TASK STATEMENT:
Carry none of the pictures over; set down the material below exactly.
— START SUPPLIED MATERIAL —
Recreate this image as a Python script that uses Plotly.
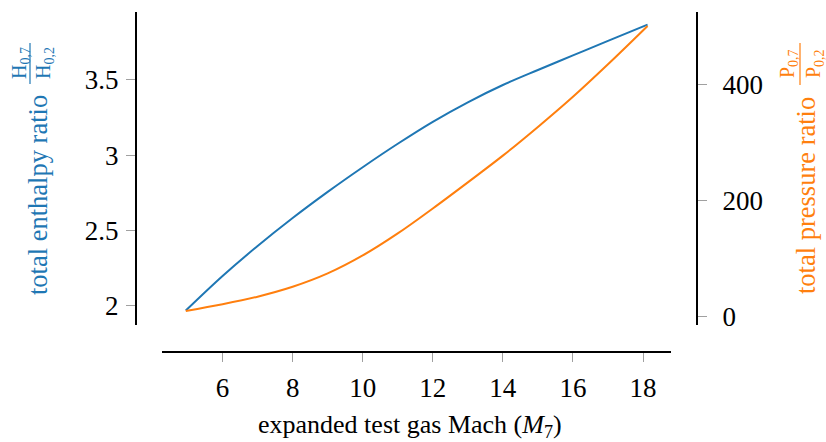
import plotly.graph_objects as go

# ---- data ----
mach = [4.95, 6, 7, 8, 9, 10, 11, 12, 13, 14, 15, 16, 17, 18.13]
enthalpy_ratio = [1.965, 2.195, 2.395, 2.581, 2.755, 2.919, 3.075, 3.221, 3.351, 3.466, 3.566, 3.663, 3.760, 3.868]
pressure_ratio = [10, 21.5, 34.5, 51.5, 74.5, 105.5, 143.5, 186.5, 231.5, 277.5, 327, 379, 435, 501]

x_ticks = [6, 8, 10, 12, 14, 16, 18]
y1_ticks = [2, 2.5, 3, 3.5]
y1_ticktext = ["2", "2.5", "3", "3.5"]
y2_ticks = [0, 200, 400]

BLUE = "#1f77b4"
ORANGE = "#ff7f0e"
FONT = "Liberation Serif"

W, H = 826, 442
ML, MR, MT, MB = 136, 129, 12, 90
PW = W - ML - MR
PH = H - MT - MB


def px_x(p):
    return (p - ML) / PW


def px_y(p):
    return (H - MB - p) / PH


fig = go.Figure()
fig.add_trace(go.Scatter(x=mach, y=enthalpy_ratio, mode="lines",
                         line=dict(color=BLUE, width=2, shape="spline", smoothing=1.0),
                         yaxis="y", showlegend=False))
fig.add_trace(go.Scatter(x=mach, y=pressure_ratio, mode="lines",
                         line=dict(color=ORANGE, width=2, shape="spline", smoothing=1.0),
                         yaxis="y2", showlegend=False))

axis_common = dict(showgrid=False, zeroline=False, showline=True, linecolor="black",
                   linewidth=2, ticks="outside", ticklen=9, tickwidth=1,
                   tickcolor="#a0a0a0", tickfont=dict(family=FONT, size=27, color="black"))

fig.update_layout(
    width=W, height=H,
    margin=dict(l=ML, r=MR, t=MT, b=MB),
    plot_bgcolor="white", paper_bgcolor="white",
    font=dict(family=FONT, size=26, color="black"),
    xaxis=dict(domain=[px_x(162.3), px_x(670.7)], range=[4.28, 18.79],
               anchor="free", position=0, tickvals=x_ticks, ticklabelstandoff=3,
               **axis_common),
    yaxis=dict(domain=[px_y(325), 1], range=[1.869, 3.952], anchor="free", position=0,
               tickvals=y1_ticks, ticktext=y1_ticktext, ticklabelstandoff=2, **axis_common),
    yaxis2=dict(domain=[px_y(325), 1], range=[-14.3, 525], anchor="free", position=1,
                overlaying="y", side="right", tickvals=y2_ticks, ticklabelstandoff=10,
                **axis_common),
)

ann = []
# x axis title
ann.append(dict(text="expanded test gas Mach (<i>M</i><sub>7</sub>)", x=px_x(410), y=px_y(426),
                font=dict(family=FONT, size=26, color="black")))
# left title
ann.append(dict(text="total enthalpy ratio", x=px_x(38), y=px_y(195), textangle=-90,
                font=dict(family=FONT, size=26.5, color=BLUE)))
ann.append(dict(text="H<sub>0,7</sub>", x=px_x(20), y=px_y(63), textangle=-90,
                font=dict(family=FONT, size=20, color=BLUE)))
ann.append(dict(text="H<sub>0,2</sub>", x=px_x(44), y=px_y(63), textangle=-90,
                font=dict(family=FONT, size=20, color=BLUE)))
# right title
ann.append(dict(text="total pressure ratio", x=px_x(806), y=px_y(196), textangle=-90,
                font=dict(family=FONT, size=26.5, color=ORANGE)))
ann.append(dict(text="P<sub>0,7</sub>", x=px_x(788), y=px_y(64), textangle=-90,
                font=dict(family=FONT, size=20, color=ORANGE)))
ann.append(dict(text="P<sub>0,2</sub>", x=px_x(814), y=px_y(64), textangle=-90,
                font=dict(family=FONT, size=20, color=ORANGE)))
for a in ann:
    a.update(xref="paper", yref="paper", xanchor="center", yanchor="middle", showarrow=False)
fig.update_layout(annotations=ann)

fig.add_shape(type="line", xref="paper", yref="paper", x0=px_x(30), x1=px_x(30),
              y0=px_y(43), y1=px_y(84), line=dict(color=BLUE, width=1.2))
fig.add_shape(type="line", xref="paper", yref="paper", x0=px_x(800), x1=px_x(800),
              y0=px_y(43), y1=px_y(85), line=dict(color=ORANGE, width=1.2))

fig.write_html("out.html")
— END SUPPLIED MATERIAL —
TASK OUTPUT:
Recreate this image as a Python script that uses Plotly.
import plotly.graph_objects as go

# ---- data ----
mach = [4.95, 6, 7, 8, 9, 10, 11, 12, 13, 14, 15, 16, 17, 18.13]
enthalpy_ratio = [1.965, 2.195, 2.395, 2.581, 2.755, 2.919, 3.075, 3.221, 3.351, 3.466, 3.566, 3.663, 3.760, 3.868]
pressure_ratio = [10, 21.5, 34.5, 51.5, 74.5, 105.5, 143.5, 186.5, 231.5, 277.5, 327, 379, 435, 501]

x_ticks = [6, 8, 10, 12, 14, 16, 18]
y1_ticks = [2, 2.5, 3, 3.5]
y1_ticktext = ["2", "2.5", "3", "3.5"]
y2_ticks = [0, 200, 400]

BLUE = "#1f77b4"
ORANGE = "#ff7f0e"
FONT = "Liberation Serif"

W, H = 826, 442
ML, MR, MT, MB = 136, 129, 12, 90
PW = W - ML - MR
PH = H - MT - MB


def px_x(p):
    return (p - ML) / PW


def px_y(p):
    return (H - MB - p) / PH


fig = go.Figure()
fig.add_trace(go.Scatter(x=mach, y=enthalpy_ratio, mode="lines",
                         line=dict(color=BLUE, width=2, shape="spline", smoothing=1.0),
                         yaxis="y", showlegend=False))
fig.add_trace(go.Scatter(x=mach, y=pressure_ratio, mode="lines",
                         line=dict(color=ORANGE, width=2, shape="spline", smoothing=1.0),
                         yaxis="y2", showlegend=False))

axis_common = dict(showgrid=False, zeroline=False, showline=True, linecolor="black",
                   linewidth=2, ticks="outside", ticklen=9, tickwidth=1,
                   tickcolor="#a0a0a0", tickfont=dict(family=FONT, size=27, color="black"))

fig.update_layout(
    width=W, height=H,
    margin=dict(l=ML, r=MR, t=MT, b=MB),
    plot_bgcolor="white", paper_bgcolor="white",
    font=dict(family=FONT, size=26, color="black"),
    xaxis=dict(domain=[px_x(162.3), px_x(670.7)], range=[4.28, 18.79],
               anchor="free", position=0, tickvals=x_ticks, ticklabelstandoff=3,
               **axis_common),
    yaxis=dict(domain=[px_y(325), 1], range=[1.869, 3.952], anchor="free", position=0,
               tickvals=y1_ticks, ticktext=y1_ticktext, ticklabelstandoff=2, **axis_common),
    yaxis2=dict(domain=[px_y(325), 1], range=[-14.3, 525], anchor="free", position=1,
                overlaying="y", side="right", tickvals=y2_ticks, ticklabelstandoff=10,
                **axis_common),
)

ann = []
# x axis title
ann.append(dict(text="expanded test gas Mach (<i>M</i><sub>7</sub>)", x=px_x(410), y=px_y(426),
                font=dict(family=FONT, size=26, color="black")))
# left title
ann.append(dict(text="total enthalpy ratio", x=px_x(38), y=px_y(195), textangle=-90,
                font=dict(family=FONT, size=26.5, color=BLUE)))
ann.append(dict(text="H<sub>0,7</sub>", x=px_x(20), y=px_y(63), textangle=-90,
                font=dict(family=FONT, size=20, color=BLUE)))
ann.append(dict(text="H<sub>0,2</sub>", x=px_x(44), y=px_y(63), textangle=-90,
                font=dict(family=FONT, size=20, color=BLUE)))
# right title
ann.append(dict(text="total pressure ratio", x=px_x(806), y=px_y(196), textangle=-90,
                font=dict(family=FONT, size=26.5, color=ORANGE)))
ann.append(dict(text="P<sub>0,7</sub>", x=px_x(788), y=px_y(64), textangle=-90,
                font=dict(family=FONT, size=20, color=ORANGE)))
ann.append(dict(text="P<sub>0,2</sub>", x=px_x(814), y=px_y(64), textangle=-90,
                font=dict(family=FONT, size=20, color=ORANGE)))
for a in ann:
    a.update(xref="paper", yref="paper", xanchor="center", yanchor="middle", showarrow=False)
fig.update_layout(annotations=ann)

fig.add_shape(type="line", xref="paper", yref="paper", x0=px_x(30), x1=px_x(30),
              y0=px_y(43), y1=px_y(84), line=dict(color=BLUE, width=1.2))
fig.add_shape(type="line", xref="paper", yref="paper", x0=px_x(800), x1=px_x(800),
              y0=px_y(43), y1=px_y(85), line=dict(color=ORANGE, width=1.2))

fig.write_html("out.html")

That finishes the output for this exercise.